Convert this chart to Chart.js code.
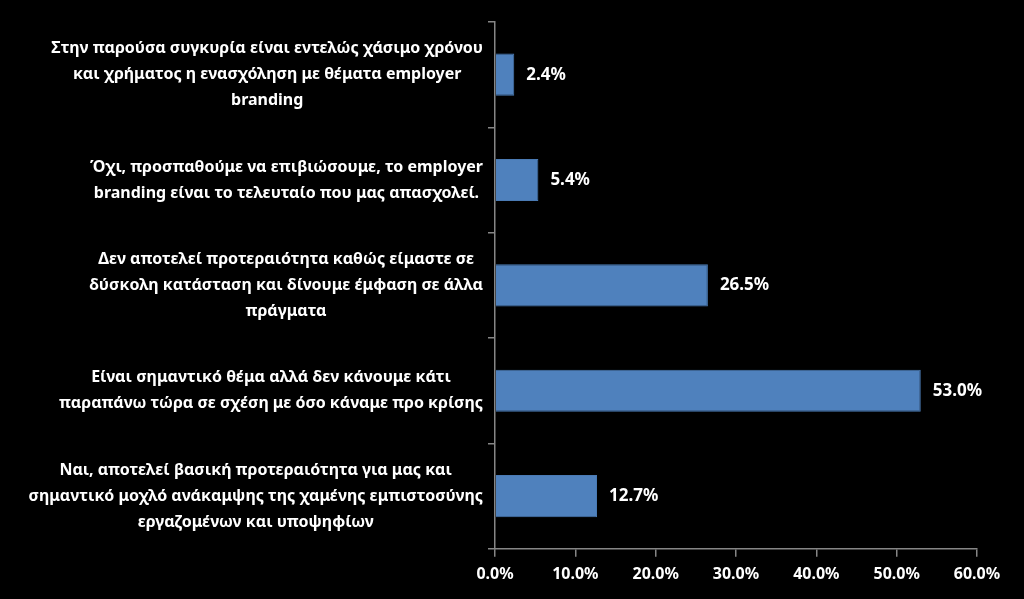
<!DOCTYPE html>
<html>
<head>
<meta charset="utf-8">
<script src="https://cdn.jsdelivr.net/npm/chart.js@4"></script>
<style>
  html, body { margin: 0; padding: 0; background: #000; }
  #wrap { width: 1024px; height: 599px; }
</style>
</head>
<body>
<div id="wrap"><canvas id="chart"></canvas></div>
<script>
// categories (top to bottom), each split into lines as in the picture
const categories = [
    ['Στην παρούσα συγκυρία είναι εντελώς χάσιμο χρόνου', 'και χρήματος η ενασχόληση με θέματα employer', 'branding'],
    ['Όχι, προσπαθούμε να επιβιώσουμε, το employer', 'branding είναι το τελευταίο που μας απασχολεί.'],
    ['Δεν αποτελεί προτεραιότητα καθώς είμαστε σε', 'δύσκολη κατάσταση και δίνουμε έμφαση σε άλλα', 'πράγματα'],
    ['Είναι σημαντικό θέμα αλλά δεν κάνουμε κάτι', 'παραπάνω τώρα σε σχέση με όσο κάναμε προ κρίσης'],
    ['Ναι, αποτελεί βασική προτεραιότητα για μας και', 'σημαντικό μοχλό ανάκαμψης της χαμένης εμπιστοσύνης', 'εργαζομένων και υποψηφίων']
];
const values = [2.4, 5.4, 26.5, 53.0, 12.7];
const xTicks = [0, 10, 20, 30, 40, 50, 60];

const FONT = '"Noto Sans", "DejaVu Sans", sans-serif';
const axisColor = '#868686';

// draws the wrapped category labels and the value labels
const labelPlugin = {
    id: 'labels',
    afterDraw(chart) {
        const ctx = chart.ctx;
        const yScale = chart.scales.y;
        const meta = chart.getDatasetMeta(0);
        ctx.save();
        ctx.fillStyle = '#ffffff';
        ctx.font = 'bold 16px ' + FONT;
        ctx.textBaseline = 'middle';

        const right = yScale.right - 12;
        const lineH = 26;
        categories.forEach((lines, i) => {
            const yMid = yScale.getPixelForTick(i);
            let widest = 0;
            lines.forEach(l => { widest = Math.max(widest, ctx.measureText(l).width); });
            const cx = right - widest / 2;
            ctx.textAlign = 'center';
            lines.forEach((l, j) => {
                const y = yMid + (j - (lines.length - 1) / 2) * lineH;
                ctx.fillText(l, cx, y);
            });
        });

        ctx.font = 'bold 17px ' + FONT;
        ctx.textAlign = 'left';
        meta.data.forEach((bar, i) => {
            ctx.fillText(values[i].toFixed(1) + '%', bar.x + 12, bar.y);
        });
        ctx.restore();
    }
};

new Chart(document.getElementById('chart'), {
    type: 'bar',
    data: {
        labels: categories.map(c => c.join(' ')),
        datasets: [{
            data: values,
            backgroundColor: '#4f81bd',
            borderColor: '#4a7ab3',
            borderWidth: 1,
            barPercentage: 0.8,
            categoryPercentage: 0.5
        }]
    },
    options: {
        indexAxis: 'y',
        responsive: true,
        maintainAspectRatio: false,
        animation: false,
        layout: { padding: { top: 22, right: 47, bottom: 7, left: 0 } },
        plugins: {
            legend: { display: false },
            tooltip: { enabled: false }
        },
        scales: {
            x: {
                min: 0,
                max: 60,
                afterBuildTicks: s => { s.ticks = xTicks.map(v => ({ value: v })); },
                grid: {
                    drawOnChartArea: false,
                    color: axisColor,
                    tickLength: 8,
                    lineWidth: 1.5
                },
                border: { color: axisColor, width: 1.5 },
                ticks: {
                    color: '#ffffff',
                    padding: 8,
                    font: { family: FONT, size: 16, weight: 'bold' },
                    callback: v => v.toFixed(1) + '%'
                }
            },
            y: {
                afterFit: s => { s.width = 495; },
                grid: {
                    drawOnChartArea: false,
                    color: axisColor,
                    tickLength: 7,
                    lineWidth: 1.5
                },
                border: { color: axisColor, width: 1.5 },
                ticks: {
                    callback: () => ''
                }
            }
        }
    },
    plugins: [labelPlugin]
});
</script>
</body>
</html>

EXERCISE TASK
Reproduce the full listing above verbatim, with no pictures included.

EXERCISE ANSWER
Convert this chart to Chart.js code.
<!DOCTYPE html>
<html>
<head>
<meta charset="utf-8">
<script src="https://cdn.jsdelivr.net/npm/chart.js@4"></script>
<style>
  html, body { margin: 0; padding: 0; background: #000; }
  #wrap { width: 1024px; height: 599px; }
</style>
</head>
<body>
<div id="wrap"><canvas id="chart"></canvas></div>
<script>
// categories (top to bottom), each split into lines as in the picture
const categories = [
    ['Στην παρούσα συγκυρία είναι εντελώς χάσιμο χρόνου', 'και χρήματος η ενασχόληση με θέματα employer', 'branding'],
    ['Όχι, προσπαθούμε να επιβιώσουμε, το employer', 'branding είναι το τελευταίο που μας απασχολεί.'],
    ['Δεν αποτελεί προτεραιότητα καθώς είμαστε σε', 'δύσκολη κατάσταση και δίνουμε έμφαση σε άλλα', 'πράγματα'],
    ['Είναι σημαντικό θέμα αλλά δεν κάνουμε κάτι', 'παραπάνω τώρα σε σχέση με όσο κάναμε προ κρίσης'],
    ['Ναι, αποτελεί βασική προτεραιότητα για μας και', 'σημαντικό μοχλό ανάκαμψης της χαμένης εμπιστοσύνης', 'εργαζομένων και υποψηφίων']
];
const values = [2.4, 5.4, 26.5, 53.0, 12.7];
const xTicks = [0, 10, 20, 30, 40, 50, 60];

const FONT = '"Noto Sans", "DejaVu Sans", sans-serif';
const axisColor = '#868686';

// draws the wrapped category labels and the value labels
const labelPlugin = {
    id: 'labels',
    afterDraw(chart) {
        const ctx = chart.ctx;
        const yScale = chart.scales.y;
        const meta = chart.getDatasetMeta(0);
        ctx.save();
        ctx.fillStyle = '#ffffff';
        ctx.font = 'bold 16px ' + FONT;
        ctx.textBaseline = 'middle';

        const right = yScale.right - 12;
        const lineH = 26;
        categories.forEach((lines, i) => {
            const yMid = yScale.getPixelForTick(i);
            let widest = 0;
            lines.forEach(l => { widest = Math.max(widest, ctx.measureText(l).width); });
            const cx = right - widest / 2;
            ctx.textAlign = 'center';
            lines.forEach((l, j) => {
                const y = yMid + (j - (lines.length - 1) / 2) * lineH;
                ctx.fillText(l, cx, y);
            });
        });

        ctx.font = 'bold 17px ' + FONT;
        ctx.textAlign = 'left';
        meta.data.forEach((bar, i) => {
            ctx.fillText(values[i].toFixed(1) + '%', bar.x + 12, bar.y);
        });
        ctx.restore();
    }
};

new Chart(document.getElementById('chart'), {
    type: 'bar',
    data: {
        labels: categories.map(c => c.join(' ')),
        datasets: [{
            data: values,
            backgroundColor: '#4f81bd',
            borderColor: '#4a7ab3',
            borderWidth: 1,
            barPercentage: 0.8,
            categoryPercentage: 0.5
        }]
    },
    options: {
        indexAxis: 'y',
        responsive: true,
        maintainAspectRatio: false,
        animation: false,
        layout: { padding: { top: 22, right: 47, bottom: 7, left: 0 } },
        plugins: {
            legend: { display: false },
            tooltip: { enabled: false }
        },
        scales: {
            x: {
                min: 0,
                max: 60,
                afterBuildTicks: s => { s.ticks = xTicks.map(v => ({ value: v })); },
                grid: {
                    drawOnChartArea: false,
                    color: axisColor,
                    tickLength: 8,
                    lineWidth: 1.5
                },
                border: { color: axisColor, width: 1.5 },
                ticks: {
                    color: '#ffffff',
                    padding: 8,
                    font: { family: FONT, size: 16, weight: 'bold' },
                    callback: v => v.toFixed(1) + '%'
                }
            },
            y: {
                afterFit: s => { s.width = 495; },
                grid: {
                    drawOnChartArea: false,
                    color: axisColor,
                    tickLength: 7,
                    lineWidth: 1.5
                },
                border: { color: axisColor, width: 1.5 },
                ticks: {
                    callback: () => ''
                }
            }
        }
    },
    plugins: [labelPlugin]
});
</script>
</body>
</html>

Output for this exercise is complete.